A total of 116 MPs voted in favour of the Bill, while 46 voted against it.

Following the debate on the second reading of the Bill, the Opposition demanded a vote. 120 votes were cast in favour and 36 were cast against. 13 Parliamentarians abstained. Thus, the second reading was passed with a majority of 84 votes.

Subsequently, during the committee stage, the Opposition objected to the amendment brought by the Energy Minister to Article 4 and the ruling party had to withdraw the amendment.

Samagi Jana Balawegaya (SJB) MP Dr. Harsha de Silva, on behalf of the Opposition, moved an amendment to Article 4, which the Energy Minister rejected. Thus, the Opposition called for a division and the amendment moved by the Opposition was rejected by a majority of 64 votes. 51 votes were cast in favour and 115 votes were cast against. Dr. de Silva’s amendment proposed to do away with renewable energy project tenders less than 10 MW.

The Opposition then called for a vote on Article 4 in its entirety, which was passed by a majority of 70 votes, to which 116 votes were cast in favour and 46 cast against.

Thus, the Electricity (Amendment) Bill was passed with a majority. This Bill, introduced in Parliament on 17 May 2022 by the Energy Minister, qualifies a person to apply for a generation licence.

Accordingly, this amendment will remove the restrictions on the issuance of a power generation licence for a person who is generating electricity over and above the generation capacity of 25 MW and will allow anyone to apply for it without any restriction on the generation capacity.

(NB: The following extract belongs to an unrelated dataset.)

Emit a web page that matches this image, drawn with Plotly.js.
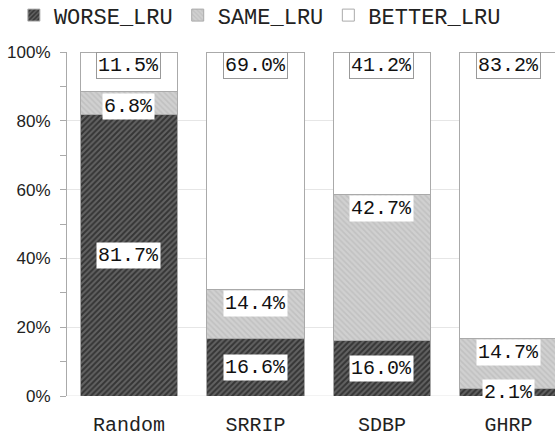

Meanwhile, Dr. de Silva expressed his disappointment over the defeat of the amendment he presented for the Bill.

He tweeted, “I fought hard to keep transparency in procuring large renewable energy projects by proposing a compromise amendment to do away with tenders less than 10 MW. My amendment got 54 votes. Sri Lanka joins an odd group of nations blocking competition. This goes against good governance.”

“Due to non-transparent procurement and corruption, we pay so much more than necessary for electricity. One bright spot was the requirement for competition in renewable projects, but there were delays. Instead of fixing the problem, they did away with the competition. This is a horrible decision,” he stressed.